Boomer Related Blogs to Read


In our continuing series of blogs to read –it is worth checking out Brian Appleyards’. As well as being Sunday Times' cultural critic he is a prolific author and radio and TV personality--a sort of new generation Clive James. His blog Appleyard’s Thought Experiments: The Blog is as its name implies a highly intellectual affair but nonetheless highly readable and well organized. For those who don’t regularly read his Sunday Times columns they are collected here in the form of selected articles.

He notes in his excellent piece Reassessing the 1970s that it is only now that decade best remembered for bad Abba records and flared jeans is being remembered as a precursor for our current age because a “second wave” of boomers are coming of age. As he writes:

. In part, this is a matter of simple chronology. The first wave of baby-boomers, who came of age in the 1960s, have had their say, and now it’s time for the second wave – who, in Haslam’s terms, “arrived too late” – to have theirs.
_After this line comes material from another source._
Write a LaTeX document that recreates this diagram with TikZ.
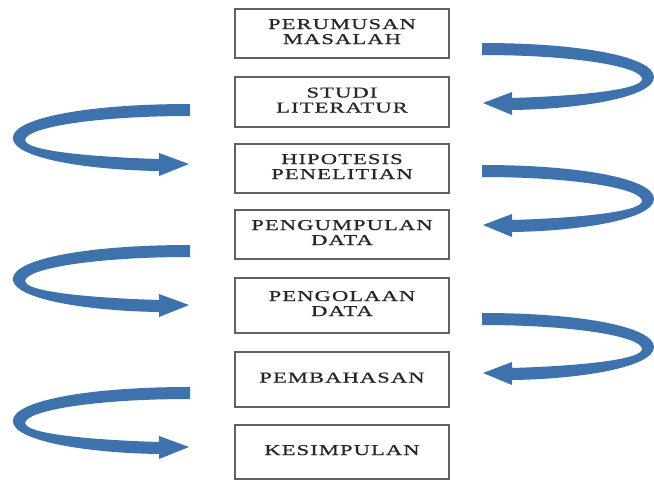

One can dispute the way he connects the “supreme” 1970s movie Chinatown with the recently released There Will Be Blood (“both involve dark forces, a sinister tycoon, a precious resource – water or oil – and a bleak, violent, hopeless conclusion), or his conclusion that the BBC series Life on Mars was the “best British television series of recent years” , but be fascinated by his deeper reflections on the era. These reflections were fueled by his conversations with Bruce Schulman, professor of history at Boston University, who informs him that “the shape of contemporary America was born in the crucible of the 1970s”. In his book The Seventies: The Great Shift in American Culture, Society, and Politics, he speaks of “the long 1970s”, lasting from 1968 to 1984. From 1968, he argues in his book the postwar settlement began to crumble. In politics, the leftish consensus, known as Butskellism in Britain, was proving incapable of adapting to the demands of affluence. The hyper-individualism that was the flip side of 1960s idealism was undermining the communality of the old consensus. The power of the liberal, consensual northeastern American intellectuals was undermined by the new assertiveness of the southern “sunbelt”.” The shocks of terrorism in the form of Black September, the IRA and the kidnapping of Patty Hearst by the Symbionese Liberation Army led to a culture that was far more individualistic and less community centered –a mood that fed the art of the period as he shows in the work of David Hockney as well as the movies of the time “Scorsese’s films Mean Streets and Taxi Driver showed an individualistic, Hobbesian war of all against all as the systems and laws of the old consensus collapsed. Coppola’s Apocalypse Now threatened the defeat of a demoralised West.”

Good provocative wide ranging ideas that we like on this blog—that will hopefully lead to equally interesting discussions.